**RECORDS TO USE:**
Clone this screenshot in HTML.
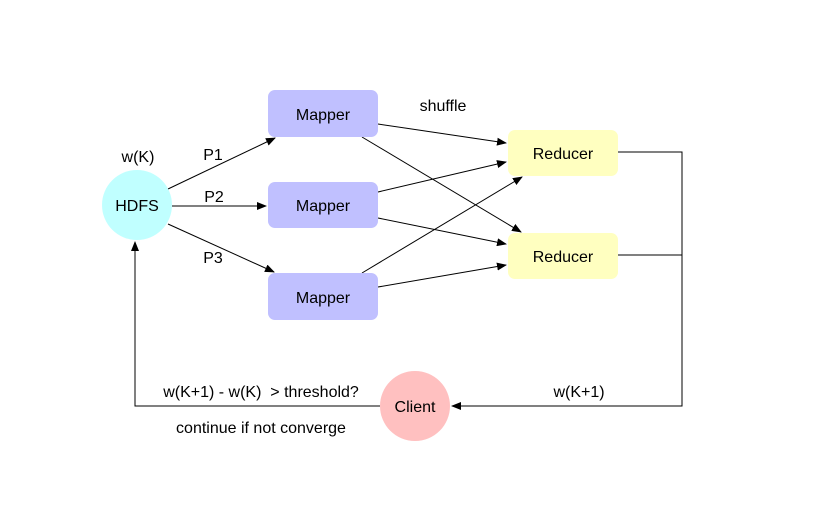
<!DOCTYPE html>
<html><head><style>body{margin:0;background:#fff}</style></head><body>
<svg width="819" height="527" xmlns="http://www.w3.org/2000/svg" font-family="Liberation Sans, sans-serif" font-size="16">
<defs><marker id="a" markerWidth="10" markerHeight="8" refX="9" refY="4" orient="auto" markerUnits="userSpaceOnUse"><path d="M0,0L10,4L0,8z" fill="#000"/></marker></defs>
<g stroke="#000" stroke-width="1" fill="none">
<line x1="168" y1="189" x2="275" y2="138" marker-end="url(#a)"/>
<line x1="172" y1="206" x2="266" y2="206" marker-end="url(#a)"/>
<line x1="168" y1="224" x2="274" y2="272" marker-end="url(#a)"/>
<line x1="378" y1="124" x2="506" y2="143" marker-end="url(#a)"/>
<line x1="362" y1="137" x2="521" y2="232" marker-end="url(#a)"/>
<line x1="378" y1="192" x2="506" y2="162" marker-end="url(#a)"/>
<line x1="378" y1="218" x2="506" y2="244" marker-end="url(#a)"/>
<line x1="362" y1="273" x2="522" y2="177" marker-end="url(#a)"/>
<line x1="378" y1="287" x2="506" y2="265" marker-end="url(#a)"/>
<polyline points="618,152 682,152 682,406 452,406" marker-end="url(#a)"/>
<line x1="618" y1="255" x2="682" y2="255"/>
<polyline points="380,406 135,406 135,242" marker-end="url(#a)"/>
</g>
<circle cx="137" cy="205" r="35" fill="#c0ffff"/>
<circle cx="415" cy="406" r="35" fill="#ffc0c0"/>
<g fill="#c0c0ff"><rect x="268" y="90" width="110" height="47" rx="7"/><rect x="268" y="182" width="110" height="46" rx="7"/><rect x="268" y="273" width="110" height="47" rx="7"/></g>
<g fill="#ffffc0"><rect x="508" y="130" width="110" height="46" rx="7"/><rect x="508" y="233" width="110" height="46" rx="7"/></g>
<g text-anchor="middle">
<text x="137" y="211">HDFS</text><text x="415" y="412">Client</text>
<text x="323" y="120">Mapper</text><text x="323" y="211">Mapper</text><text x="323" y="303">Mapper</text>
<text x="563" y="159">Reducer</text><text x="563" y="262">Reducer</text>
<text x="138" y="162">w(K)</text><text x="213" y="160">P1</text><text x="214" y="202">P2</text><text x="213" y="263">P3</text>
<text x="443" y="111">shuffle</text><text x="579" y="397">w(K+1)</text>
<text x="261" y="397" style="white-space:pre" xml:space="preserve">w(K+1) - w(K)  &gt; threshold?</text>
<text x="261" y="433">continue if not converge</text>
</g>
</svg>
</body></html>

...

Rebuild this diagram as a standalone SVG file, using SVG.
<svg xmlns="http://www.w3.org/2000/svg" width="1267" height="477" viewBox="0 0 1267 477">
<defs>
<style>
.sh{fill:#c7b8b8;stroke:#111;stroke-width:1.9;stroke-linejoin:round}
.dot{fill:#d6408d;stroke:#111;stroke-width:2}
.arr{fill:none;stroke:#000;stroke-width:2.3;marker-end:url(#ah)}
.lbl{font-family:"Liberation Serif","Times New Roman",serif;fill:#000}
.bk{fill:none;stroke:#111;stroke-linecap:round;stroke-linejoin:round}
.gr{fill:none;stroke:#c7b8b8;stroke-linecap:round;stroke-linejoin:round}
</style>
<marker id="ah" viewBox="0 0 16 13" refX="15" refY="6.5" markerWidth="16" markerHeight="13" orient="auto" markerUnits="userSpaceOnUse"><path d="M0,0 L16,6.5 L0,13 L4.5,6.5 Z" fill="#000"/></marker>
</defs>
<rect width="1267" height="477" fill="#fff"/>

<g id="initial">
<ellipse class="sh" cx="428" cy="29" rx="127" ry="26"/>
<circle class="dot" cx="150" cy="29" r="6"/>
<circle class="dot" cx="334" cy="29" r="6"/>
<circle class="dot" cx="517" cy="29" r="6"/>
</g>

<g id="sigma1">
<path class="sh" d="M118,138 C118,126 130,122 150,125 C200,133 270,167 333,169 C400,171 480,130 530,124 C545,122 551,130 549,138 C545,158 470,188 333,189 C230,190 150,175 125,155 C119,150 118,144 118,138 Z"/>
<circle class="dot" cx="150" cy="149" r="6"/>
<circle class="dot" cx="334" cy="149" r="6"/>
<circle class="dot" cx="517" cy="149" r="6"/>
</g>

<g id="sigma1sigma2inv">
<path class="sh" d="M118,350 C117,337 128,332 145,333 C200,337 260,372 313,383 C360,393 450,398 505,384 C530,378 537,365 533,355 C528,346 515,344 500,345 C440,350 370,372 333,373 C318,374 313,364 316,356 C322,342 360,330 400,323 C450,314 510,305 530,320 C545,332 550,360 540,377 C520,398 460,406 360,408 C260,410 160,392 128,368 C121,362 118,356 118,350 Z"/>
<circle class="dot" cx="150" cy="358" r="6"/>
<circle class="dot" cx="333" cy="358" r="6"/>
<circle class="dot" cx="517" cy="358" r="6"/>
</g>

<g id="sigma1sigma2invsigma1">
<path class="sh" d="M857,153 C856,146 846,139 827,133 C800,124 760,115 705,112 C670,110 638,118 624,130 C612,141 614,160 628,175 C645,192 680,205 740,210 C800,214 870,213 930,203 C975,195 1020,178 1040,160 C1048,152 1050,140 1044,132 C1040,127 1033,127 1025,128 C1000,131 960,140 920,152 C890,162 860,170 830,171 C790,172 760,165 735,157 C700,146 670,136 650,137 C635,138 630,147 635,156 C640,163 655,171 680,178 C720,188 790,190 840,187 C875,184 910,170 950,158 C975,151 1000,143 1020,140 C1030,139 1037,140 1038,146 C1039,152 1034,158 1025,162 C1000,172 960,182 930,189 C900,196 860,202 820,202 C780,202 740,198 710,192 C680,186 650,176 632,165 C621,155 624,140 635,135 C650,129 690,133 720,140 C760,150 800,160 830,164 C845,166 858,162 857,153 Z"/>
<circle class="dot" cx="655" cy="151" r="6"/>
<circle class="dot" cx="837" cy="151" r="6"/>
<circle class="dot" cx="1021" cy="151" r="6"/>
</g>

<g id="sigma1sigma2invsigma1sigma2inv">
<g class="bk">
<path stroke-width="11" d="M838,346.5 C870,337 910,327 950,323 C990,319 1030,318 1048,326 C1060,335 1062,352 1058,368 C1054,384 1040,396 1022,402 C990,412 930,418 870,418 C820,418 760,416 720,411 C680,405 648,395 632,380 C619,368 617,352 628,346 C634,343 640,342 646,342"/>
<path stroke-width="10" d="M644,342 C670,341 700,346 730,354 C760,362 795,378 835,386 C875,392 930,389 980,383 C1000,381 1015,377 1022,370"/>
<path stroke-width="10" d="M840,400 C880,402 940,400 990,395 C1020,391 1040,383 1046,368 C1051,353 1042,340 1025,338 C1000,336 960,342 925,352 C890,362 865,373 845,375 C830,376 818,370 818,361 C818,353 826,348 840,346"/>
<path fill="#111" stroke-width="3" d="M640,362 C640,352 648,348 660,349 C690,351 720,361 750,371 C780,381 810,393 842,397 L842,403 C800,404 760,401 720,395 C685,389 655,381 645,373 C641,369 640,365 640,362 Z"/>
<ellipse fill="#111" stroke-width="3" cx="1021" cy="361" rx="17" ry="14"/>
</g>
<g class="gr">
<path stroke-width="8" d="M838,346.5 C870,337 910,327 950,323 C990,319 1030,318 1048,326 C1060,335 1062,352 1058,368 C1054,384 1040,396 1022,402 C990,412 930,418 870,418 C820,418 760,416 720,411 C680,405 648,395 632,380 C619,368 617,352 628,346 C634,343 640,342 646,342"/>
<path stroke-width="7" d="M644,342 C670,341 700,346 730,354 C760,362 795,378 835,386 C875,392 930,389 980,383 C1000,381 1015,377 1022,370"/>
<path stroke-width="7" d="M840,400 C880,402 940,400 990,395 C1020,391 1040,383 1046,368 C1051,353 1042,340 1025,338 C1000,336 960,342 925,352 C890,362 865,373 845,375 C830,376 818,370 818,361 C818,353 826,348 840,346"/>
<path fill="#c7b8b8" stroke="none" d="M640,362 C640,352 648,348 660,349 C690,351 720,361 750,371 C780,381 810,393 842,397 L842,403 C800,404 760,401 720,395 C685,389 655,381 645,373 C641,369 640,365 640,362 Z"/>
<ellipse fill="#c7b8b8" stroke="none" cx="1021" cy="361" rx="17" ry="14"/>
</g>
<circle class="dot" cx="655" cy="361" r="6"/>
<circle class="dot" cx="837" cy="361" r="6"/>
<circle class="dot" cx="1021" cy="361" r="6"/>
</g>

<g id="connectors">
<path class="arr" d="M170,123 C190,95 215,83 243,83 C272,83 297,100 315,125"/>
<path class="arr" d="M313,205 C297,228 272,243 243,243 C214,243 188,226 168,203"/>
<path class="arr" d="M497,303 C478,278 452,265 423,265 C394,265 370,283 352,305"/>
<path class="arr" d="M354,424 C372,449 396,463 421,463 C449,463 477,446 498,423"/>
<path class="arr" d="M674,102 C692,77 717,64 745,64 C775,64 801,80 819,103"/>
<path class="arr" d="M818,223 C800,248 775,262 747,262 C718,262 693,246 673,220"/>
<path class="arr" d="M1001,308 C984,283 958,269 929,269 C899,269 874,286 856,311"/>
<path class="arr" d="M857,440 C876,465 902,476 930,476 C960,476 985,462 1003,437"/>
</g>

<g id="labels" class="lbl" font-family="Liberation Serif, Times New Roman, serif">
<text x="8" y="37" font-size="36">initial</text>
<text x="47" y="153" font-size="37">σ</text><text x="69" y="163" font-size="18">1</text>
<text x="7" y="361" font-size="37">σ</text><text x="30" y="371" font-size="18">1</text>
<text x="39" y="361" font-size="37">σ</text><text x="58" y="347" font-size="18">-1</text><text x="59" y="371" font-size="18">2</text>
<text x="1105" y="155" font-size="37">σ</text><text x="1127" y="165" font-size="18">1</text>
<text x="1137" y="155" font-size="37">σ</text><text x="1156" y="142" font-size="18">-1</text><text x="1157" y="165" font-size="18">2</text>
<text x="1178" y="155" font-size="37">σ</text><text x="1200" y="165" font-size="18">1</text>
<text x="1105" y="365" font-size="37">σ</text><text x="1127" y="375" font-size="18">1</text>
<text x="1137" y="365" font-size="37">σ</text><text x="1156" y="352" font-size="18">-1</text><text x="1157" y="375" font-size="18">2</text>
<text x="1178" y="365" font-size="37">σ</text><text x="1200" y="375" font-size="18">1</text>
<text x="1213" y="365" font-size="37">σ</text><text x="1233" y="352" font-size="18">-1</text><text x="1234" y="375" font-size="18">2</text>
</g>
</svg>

---

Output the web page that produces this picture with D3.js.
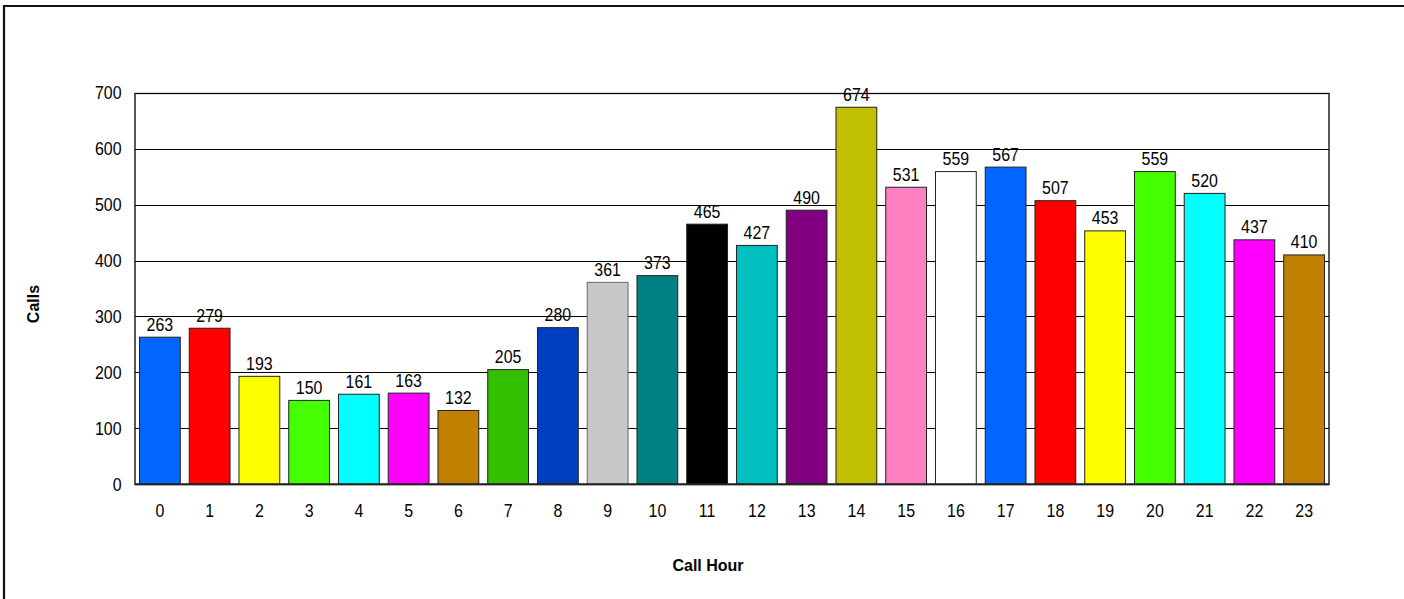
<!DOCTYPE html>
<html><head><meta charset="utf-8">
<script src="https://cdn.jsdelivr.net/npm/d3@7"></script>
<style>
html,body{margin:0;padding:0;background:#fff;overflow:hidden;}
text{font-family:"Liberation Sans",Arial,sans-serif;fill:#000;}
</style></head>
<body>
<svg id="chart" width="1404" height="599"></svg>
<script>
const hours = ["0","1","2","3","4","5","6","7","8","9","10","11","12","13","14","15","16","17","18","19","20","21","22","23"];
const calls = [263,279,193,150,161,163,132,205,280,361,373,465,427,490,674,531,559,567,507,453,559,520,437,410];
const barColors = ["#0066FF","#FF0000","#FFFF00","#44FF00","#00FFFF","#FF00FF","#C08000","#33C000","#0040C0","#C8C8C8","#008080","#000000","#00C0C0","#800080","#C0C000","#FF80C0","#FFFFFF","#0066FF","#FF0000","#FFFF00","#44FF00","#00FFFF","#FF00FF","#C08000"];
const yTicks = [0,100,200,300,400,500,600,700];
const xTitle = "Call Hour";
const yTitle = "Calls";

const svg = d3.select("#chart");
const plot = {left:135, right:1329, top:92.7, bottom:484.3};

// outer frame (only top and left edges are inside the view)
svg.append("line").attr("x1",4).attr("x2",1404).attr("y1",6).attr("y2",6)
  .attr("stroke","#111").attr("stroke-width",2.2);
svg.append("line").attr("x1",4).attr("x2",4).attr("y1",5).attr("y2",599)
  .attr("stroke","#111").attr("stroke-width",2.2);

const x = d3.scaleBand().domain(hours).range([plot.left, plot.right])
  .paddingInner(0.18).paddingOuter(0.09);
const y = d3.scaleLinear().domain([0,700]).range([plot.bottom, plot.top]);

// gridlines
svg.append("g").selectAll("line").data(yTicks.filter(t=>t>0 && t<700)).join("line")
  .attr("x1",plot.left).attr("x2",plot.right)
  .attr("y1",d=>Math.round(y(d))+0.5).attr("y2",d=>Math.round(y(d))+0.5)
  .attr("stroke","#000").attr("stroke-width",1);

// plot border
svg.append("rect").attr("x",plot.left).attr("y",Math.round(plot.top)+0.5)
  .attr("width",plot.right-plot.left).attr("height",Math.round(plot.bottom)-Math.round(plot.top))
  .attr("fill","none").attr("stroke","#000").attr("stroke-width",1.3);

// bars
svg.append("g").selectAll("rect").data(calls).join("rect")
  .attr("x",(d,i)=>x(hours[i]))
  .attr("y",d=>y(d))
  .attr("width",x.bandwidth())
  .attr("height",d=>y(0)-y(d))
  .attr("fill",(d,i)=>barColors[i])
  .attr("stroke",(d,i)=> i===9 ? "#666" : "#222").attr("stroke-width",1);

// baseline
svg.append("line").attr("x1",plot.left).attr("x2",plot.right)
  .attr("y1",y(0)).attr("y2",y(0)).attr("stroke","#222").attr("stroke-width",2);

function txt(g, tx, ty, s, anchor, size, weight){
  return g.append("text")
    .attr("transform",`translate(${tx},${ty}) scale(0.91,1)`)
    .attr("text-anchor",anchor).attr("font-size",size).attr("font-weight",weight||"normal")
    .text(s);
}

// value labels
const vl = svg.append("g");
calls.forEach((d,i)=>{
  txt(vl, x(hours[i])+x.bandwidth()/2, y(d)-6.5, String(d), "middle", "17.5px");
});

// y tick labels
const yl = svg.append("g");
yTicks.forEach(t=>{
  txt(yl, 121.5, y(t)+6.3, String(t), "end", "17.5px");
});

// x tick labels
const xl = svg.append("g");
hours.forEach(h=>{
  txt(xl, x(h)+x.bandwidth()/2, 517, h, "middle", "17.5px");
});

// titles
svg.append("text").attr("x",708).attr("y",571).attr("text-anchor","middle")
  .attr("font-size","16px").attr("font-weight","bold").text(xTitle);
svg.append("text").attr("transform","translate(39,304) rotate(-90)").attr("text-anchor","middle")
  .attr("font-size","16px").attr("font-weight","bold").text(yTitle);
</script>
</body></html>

**AIM OF THE EXERCISE:**
Check every line of the data above for the string "this", and copy those that have it.

**ANSWER FOR THE TASK:**
Clone this screenshot in HTML.
Rebuild this diagram as a standalone SVG file, using SVG.
Output the web page that produces this picture with D3.js.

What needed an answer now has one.